National Cybersecurity Strategy

Mexico's National Cybersecurity Strategy (Estrategia Nacional de Ciberseguridad) provides a policy framework for improving cybersecurity across the country. While not directly enforceable, it establishes priorities and expectations that inform sector-specific regulation and promote cybersecurity best practices across public and private sectors.

Building a Compliance Programme

Governance and Accountability

Establish clear cybersecurity governance with executive-level accountability, a designated security leader, cross-functional coordination, and regular reporting to management and the board. For CNBV-regulated entities, governance structures must meet specific regulatory expectations.

Risk Assessment

Conduct comprehensive risk assessments covering cyber threats, technical vulnerabilities, third-party risks, regulatory compliance gaps, and business impact analysis. Risk assessments should be documented, regularly updated, and used to drive security investment and control selection. Our compliance tools provide structured risk assessment capabilities.

Technical Controls

Implement security controls proportionate to identified risks including network security and segmentation, identity and access management, endpoint protection, data encryption, security monitoring and SIEM, regular penetration testing and vulnerability scanning, and backup and disaster recovery systems.

Policy Framework

Develop a comprehensive security policy framework aligned with regulatory requirements and international standards. Key policies include information security, acceptable use, access control, incident management, business continuity, data protection, change management, and vendor security.

Incident Management

Build incident response capabilities that meet regulatory reporting timelines. CNBV-regulated entities must report cybersecurity incidents promptly. LFPDPPP requires notification of data breaches to affected individuals. Effective incident management requires documented procedures, trained response teams, stakeholder communication plans, evidence preservation, and post-incident improvement processes.

Awareness and Training

Deploy regular security awareness training covering cyber threats, organisational policies, data protection obligations, role-specific security procedures, and incident reporting. Training should be tailored to different roles and updated to reflect current threats.

International Standards

Mexican businesses widely adopt international standards to complement local regulatory compliance. ISO 27001 provides a comprehensive ISMS framework aligned with CNBV and LFPDPPP requirements. SOC 2 demonstrates security controls to international partners. PCI DSS is mandatory for payment card processing. The NIST Cybersecurity Framework offers a flexible, risk-based approach. These standards provide structured approaches that satisfy multiple compliance requirements simultaneously.

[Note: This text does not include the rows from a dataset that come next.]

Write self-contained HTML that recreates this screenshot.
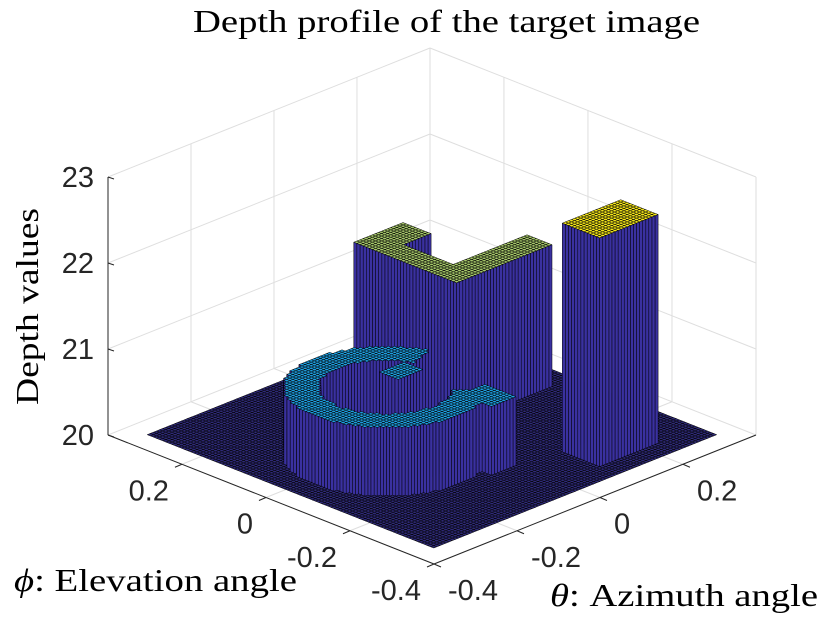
<!DOCTYPE html>
<html><head><meta charset="utf-8"><style>
html,body{margin:0;padding:0;background:#fff;width:835px;height:636px;overflow:hidden}
svg{display:block}
.tk{font-family:"Liberation Sans",sans-serif;font-size:29px;fill:#262626}
.sf{font-family:"Liberation Serif","DejaVu Serif",serif;font-size:32px;fill:#000}
</style></head><body>
<svg id="chart" width="835" height="636" viewBox="0 0 835 636" xmlns="http://www.w3.org/2000/svg">
<g id="grid"></g>
<g id="surf"></g>
<g id="axes"></g>
<text class="sf" x="193" y="32" textLength="507" lengthAdjust="spacingAndGlyphs">Depth profile of the target image</text>
<text class="sf" transform="translate(38,405) rotate(-90)" textLength="197" lengthAdjust="spacingAndGlyphs">Depth values</text>
<text class="sf" x="14" y="591" textLength="283" lengthAdjust="spacingAndGlyphs"><tspan font-style="italic">ϕ</tspan>: Elevation angle</text>
<text class="sf" x="550" y="606" textLength="268" lengthAdjust="spacingAndGlyphs"><tspan font-style="italic">θ</tspan>: Azimuth angle</text>
</svg>
<script>
// ---- data ----
const axisRange = [-0.4, 0.376];
const dataRange = [-0.352, 0.33];
const zRange = [20, 23];
const zTicks = [20, 21, 22, 23];
const thetaTicks = [-0.4, -0.2, 0, 0.2];
const phiTicks = [-0.4, -0.2, 0, 0.2];
const tickLabels = ["-0.4", "-0.2", "0", "0.2"];
const floorZ = 20;
// boxes: [thMin, thMax, phMin, phMax, z]
const boxes = [
  [0.046, 0.10, -0.008, 0.231, 21.65],
  [0.046, 0.17, 0.17, 0.231, 21.65],
  [0.046, 0.28, -0.008, 0.045, 21.65],
  [0.09, 0.235, -0.307, -0.22, 22.66],
  [-0.09, -0.03, -0.01, 0.035, 20.8],
  [-0.06, -0.005, -0.205, -0.13, 20.8]
];
// ring: [centerTh, centerPh, rIn, rOut, gapStartDeg, gapEndDeg, z]
const ring = [-0.13, -0.019, 0.115, 0.172, -50, 20, 20.8];

// ---- projection ----
const span = axisRange[1] - axisRange[0];
function P(th, ph, z) {
  const u = (th - axisRange[0]) / span, v = (ph - axisRange[0]) / span;
  return [434 + 322 * u - 326 * v, 564 - 129 * u - 129 * v - 86 * (z - 20)];
}
const NS = "http://www.w3.org/2000/svg";
function poly(g, pts, fill, stroke, sw) {
  const p = document.createElementNS(NS, "polygon");
  p.setAttribute("points", pts.map(q => q[0].toFixed(1) + "," + q[1].toFixed(1)).join(" "));
  p.setAttribute("fill", fill);
  if (stroke) { p.setAttribute("stroke", stroke); p.setAttribute("stroke-width", sw); p.setAttribute("stroke-linejoin", "round"); }
  g.appendChild(p); return p;
}
function line(g, a, b, color, w) {
  const l = document.createElementNS(NS, "line");
  l.setAttribute("x1", a[0]); l.setAttribute("y1", a[1]);
  l.setAttribute("x2", b[0]); l.setAttribute("y2", b[1]);
  l.setAttribute("stroke", color); l.setAttribute("stroke-width", w);
  g.appendChild(l); return l;
}
function text(g, x, y, s, anchor) {
  const t = document.createElementNS(NS, "text");
  t.setAttribute("x", x); t.setAttribute("y", y);
  t.setAttribute("class", "tk"); t.setAttribute("text-anchor", anchor);
  t.textContent = s; g.appendChild(t); return t;
}

// ---- grid ----
const grid = document.getElementById("grid");
const A0 = axisRange[0], A1 = axisRange[1];
const gc = "#dedede";
zTicks.forEach(z => {
  line(grid, P(A0, A1, z), P(A1, A1, z), gc, 1);
  line(grid, P(A1, A1, z), P(A1, A0, z), gc, 1);
});
thetaTicks.forEach(t => {
  line(grid, P(t, A1, zRange[0]), P(t, A1, zRange[1]), gc, 1);
  line(grid, P(t, A0, zRange[0]), P(t, A1, zRange[0]), gc, 1);
});
phiTicks.forEach(p => {
  line(grid, P(A1, p, zRange[0]), P(A1, p, zRange[1]), gc, 1);
  line(grid, P(A0, p, zRange[0]), P(A1, p, zRange[0]), gc, 1);
});
line(grid, P(A1, A1, zRange[0]), P(A1, A1, zRange[1]), gc, 1);

// ---- height field ----
function height(th, ph) {
  for (const b of boxes) if (th >= b[0] && th <= b[1] && ph >= b[2] && ph <= b[3]) return b[4];
  const dx = th - ring[0], dy = ph - ring[1], r = Math.hypot(dx, dy);
  if (r >= ring[2] && r <= ring[3]) {
    const a = Math.atan2(dy, dx) * 180 / Math.PI;
    if (!(a > ring[4] && a < ring[5])) return ring[6];
  }
  return floorZ;
}
function color(z) {
  if (z >= 22.4) return "#f6e81a";
  if (z >= 21.4) return "#a6c86a";
  if (z >= 20.5) return "#1f9fe0";
  return "#2f2a78";
}
const N = 92, d = (dataRange[1] - dataRange[0]) / N;
const H = [];
for (let i = 0; i < N; i++) { H[i] = []; for (let j = 0; j < N; j++) H[i][j] = height(dataRange[0] + (i + 0.5) * d, dataRange[0] + (j + 0.5) * d); }
const surf = document.getElementById("surf");
const wallFill = "#3a31a0";
for (let s = 2 * N - 2; s >= 0; s--) {
  for (let i = Math.min(N - 1, s); i >= 0 && s - i < N; i--) {
    const j = s - i, h = H[i][j];
    const t0 = dataRange[0] + i * d, t1 = t0 + d, p0 = dataRange[0] + j * d, p1 = p0 + d;
    poly(surf, [P(t0, p0, h), P(t1, p0, h), P(t1, p1, h), P(t0, p1, h)], color(h), "#000", 0.5);
    const hA = i > 0 ? H[i - 1][j] : floorZ;
    if (h > hA) poly(surf, [P(t0, p0, h), P(t0, p1, h), P(t0, p1, hA), P(t0, p0, hA)], wallFill, "#000", 0.5);
    const hB = j > 0 ? H[i][j - 1] : floorZ;
    if (h > hB) poly(surf, [P(t0, p0, h), P(t1, p0, h), P(t1, p0, hB), P(t0, p0, hB)], wallFill, "#000", 0.5);
  }
}

// ---- axes ----
const axes = document.getElementById("axes");
const ac = "#262626";
line(axes, P(A0, A1, zRange[0]), P(A0, A1, zRange[1]), ac, 1);
line(axes, P(A0, A1, zRange[0]), P(A0, A0, zRange[0]), ac, 1);
line(axes, P(A0, A0, zRange[0]), P(A1, A0, zRange[0]), ac, 1);
zTicks.forEach(z => {
  const a = P(A0, A1, z);
  line(axes, a, [a[0] + 6, a[1] + 2], ac, 1);
  const t = text(axes, a[0] - 14, a[1] + 10, String(z), "end");
  
  
});
phiTicks.forEach((p, k) => {
  const a = P(A0, p, zRange[0]);
  line(axes, a, [a[0] - 7, a[1] + 3], ac, 1);
  const t = text(axes, a[0] - 13, a[1] + 36, tickLabels[k], "end");
  
  
});
thetaTicks.forEach((th, k) => {
  const a = P(th, A0, zRange[0]);
  line(axes, a, [a[0] + 7, a[1] + 3], ac, 1);
  const t = text(axes, a[0] + 14, a[1] + 36, tickLabels[k], "start");
  
  
});
</script>
</body></html>
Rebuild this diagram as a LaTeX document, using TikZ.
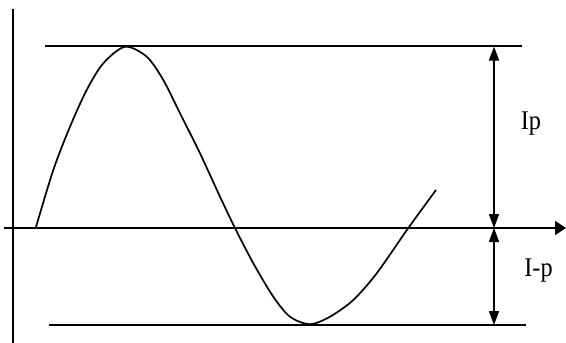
\documentclass[tikz,border=0pt]{standalone}
\usepackage{fontspec}
\setmainfont{Liberation Serif}
\usetikzlibrary{arrows.meta}
\begin{document}
\begin{tikzpicture}[x=1pt,y=-1pt,
  ln/.style={line width=1.7pt},
  dimarrow/.style={line width=1.7pt,{Triangle[length=14pt,width=10pt]}-{Triangle[length=14pt,width=10pt]}},
  axisarrow/.style={line width=1.7pt,-{Triangle[length=11pt,width=14pt]}},
  lbl/.style={inner sep=0pt,anchor=base,font=\fontsize{27}{30}\selectfont}]
\useasboundingbox (0,0) rectangle (566,343);
% axes
\coordinate (yb) at (13.3,343);
\coordinate (yt) at (13.3,9);
\coordinate (xl) at (4,228);
\coordinate (xr) at (566,228);
\draw[ln] (yb) -- (yt);
\draw[axisarrow] (xl) -- (xr);
% peak lines
\coordinate (tl) at (45,46);
\coordinate (tr) at (522,46);
\coordinate (bl) at (49,325);
\coordinate (br) at (526,325);
\draw[ln] (tl) -- (tr);
\draw[ln] (bl) -- (br);
% dimension arrows
\coordinate (dt) at (494,46.5);
\coordinate (dm) at (494,228);
\coordinate (db) at (494,325);
\draw[dimarrow] (dt) -- (dm);
\draw[dimarrow] (dm) -- (db);
\node[lbl] (ip) at (531,129) {\scalebox{0.9}[1]{Ip}};
\node[lbl] (imp) at (538.5,276) {\scalebox{0.9}[1]{I-p}};
% waveform
\draw[ln,line join=round] plot[smooth,tension=0.5] coordinates {
 (35.7,228) (53.3,170) (70,126.7) (86.7,90) (103.3,63.3) (125,46.8)
 (146.7,56.7) (163.3,80) (180,113.3) (200,153.3) (220,196.7) (235,228)
 (253.3,263.3) (273.3,296.7) (290,316.7) (310,324.2) (330,316.7)
 (353.3,300) (376.7,273.3) (408.3,228) (436,190)};
\end{tikzpicture}
\end{document}
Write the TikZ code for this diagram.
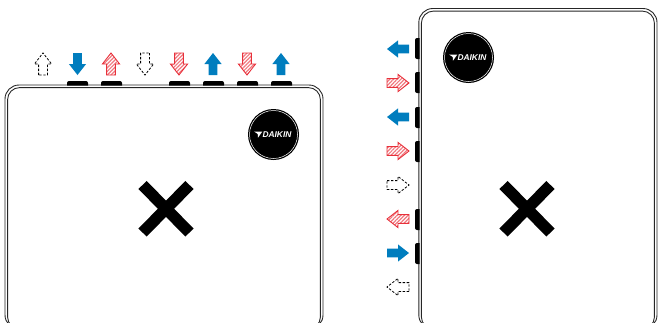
\documentclass[tikz,border=0pt]{standalone}
\usepackage{fontspec}
\setmainfont{Liberation Sans}
\usetikzlibrary{patterns.meta}
\definecolor{coolblue}{HTML}{007DBE}
\definecolor{heatred}{HTML}{E8303A}
\tikzset{
  casing/.style = {draw = black!85, line width = 0.9pt},
  tab/.style = {fill = black},
  blueflow/.style = {fill = coolblue, draw = none},
  redflow/.style = {draw = heatred, line width = 0.9pt, line join = miter,
    pattern = {Lines[angle = 45, distance = 2.6pt, line width = 1.2pt]}, pattern color = heatred!65},
  offflow/.style = {draw = black, line width = 0.8pt, dash pattern = on 2.4pt off 1.6pt},
  cross/.style = {draw = black, line width = 11.5pt},
}
\newcommand\flowarrow[4]{\path [#4, shift = {(#1,#2)}, rotate = #3]
  (-4.4,11) -- (-4.4,0) -- (-8.6,0) -- (0,-11) -- (8.6,0) -- (4.4,0) -- (4.4,11) -- cycle;}
\begin{document}
\begin{tikzpicture}[x = 1pt, y = -1pt]
\useasboundingbox (0,0) rectangle (658,322);
\begin{scope}
\clip (0,0) rectangle (658,322);
% left unit
\draw [casing, rounded corners = 14] (5,85) rectangle (323,329);
\draw [casing, rounded corners = 12] (7.6,87.6) rectangle (320.4,329);
% right unit
\draw [casing, rounded corners = 14] (418.8,8.5) rectangle (657,329);
\draw [casing, rounded corners = 12] (421.4,11.1) rectangle (654.4,329);
\end{scope}
% tabs
\foreach \x in {67,101,169,203,237,271}
  \fill [tab] (\x,85.5) [rounded corners = 2] -- (\x,81) -- (\x+21,81) [sharp corners] -- (\x+21,85.5) -- cycle;
\foreach \y in {38,72,107,141,209,243}
  \fill [tab] (419.5,\y) [rounded corners = 2] -- (415,\y) -- (415,\y+21) [sharp corners] -- (419.5,\y+21) -- cycle;
% arrows on top
\flowarrow{43}{64}{0}{offflow}
\flowarrow{77.5}{64}{180}{blueflow}
\flowarrow{111}{64}{0}{redflow}
\flowarrow{145}{64}{180}{offflow}
\flowarrow{179}{64}{180}{redflow}
\flowarrow{213}{64}{0}{blueflow}
\flowarrow{247}{64}{180}{redflow}
\flowarrow{281}{64}{0}{blueflow}
% arrows on the side
\flowarrow{398}{49}{90}{blueflow}
\flowarrow{398}{83}{270}{redflow}
\flowarrow{398}{117}{90}{blueflow}
\flowarrow{398}{151}{270}{redflow}
\flowarrow{398}{185}{270}{offflow}
\flowarrow{398}{219}{90}{redflow}
\flowarrow{398}{253}{270}{blueflow}
\flowarrow{398}{287}{90}{offflow}
% badges and crosses
\foreach \x/\y/\cx/\name in {273.5/134.5/166/left, 468.5/57.5/527/right} {
  \fill [black] (\x,\y) circle (25.5);
  \draw [white, line width = 0.5pt] (\x,\y) circle (24);
  \fill [white] (\x-19.5,\y-3) -- (\x-11.2,\y-3) -- (\x-15.5,\y+3.2) -- (\x-15.8,\y-0.6) -- cycle;
  \node [text = white, inner sep = 0, anchor = west, font = \bfseries\itshape\fontsize{8.4}{8.4}\selectfont] (logo\name) at (\x-11.2,\y+0.3) {DAIKIN};
  \draw [cross] (\cx-23.5,185) -- (\cx+23.5,232.5);
  \draw [cross] (\cx-23.5,232.5) -- (\cx+23.5,185);
}
\end{tikzpicture}
\end{document}
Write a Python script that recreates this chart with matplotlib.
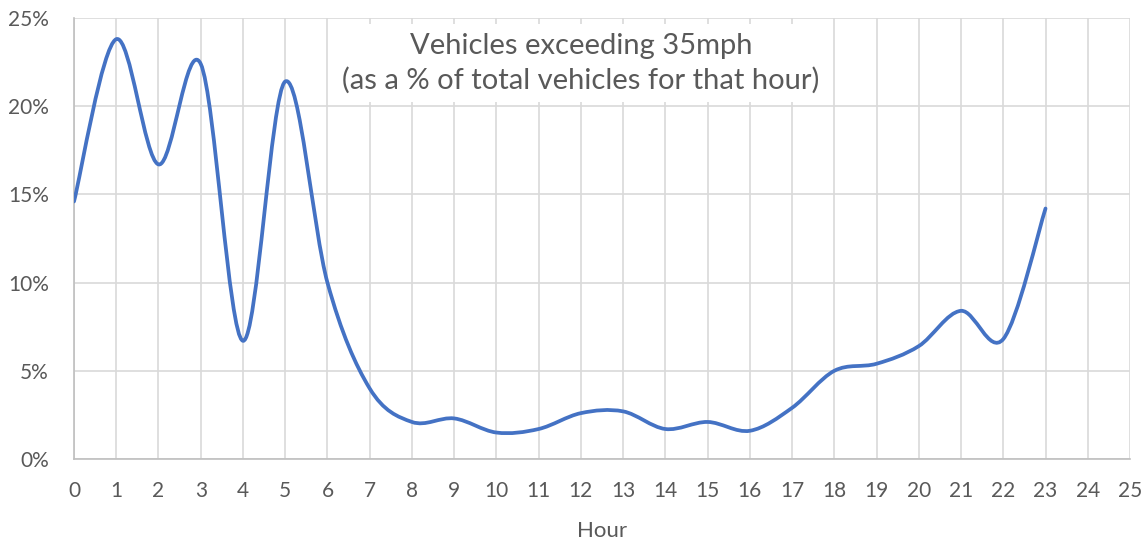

Cross-Border Considerations

Mexico's position as a USMCA partner creates unique compliance considerations. Businesses operating across the US-Mexico border must harmonise cybersecurity practices across jurisdictions. Data transfers between Mexico and the US or Canada must comply with LFPDPPP transfer requirements. Multinational organisations must coordinate incident response across borders. International supply chain security requires alignment of standards and practices.

Compliance Monitoring

Sustaining compliance requires continuous monitoring including regular internal audits, ongoing assessment of security controls, tracking regulatory changes and new guidance, management reporting on compliance status and trends, and maintaining audit-ready documentation. A centralised compliance management platform integrates these activities and provides real-time visibility into compliance posture across all applicable frameworks.

Conclusion

Mexico's cybersecurity compliance landscape is evolving as regulatory authorities respond to growing cyber threats and digital transformation. Businesses that invest in structured compliance programmes, appropriate security controls, and a culture of security awareness are best positioned to meet current and emerging requirements while protecting their operations and stakeholder trust.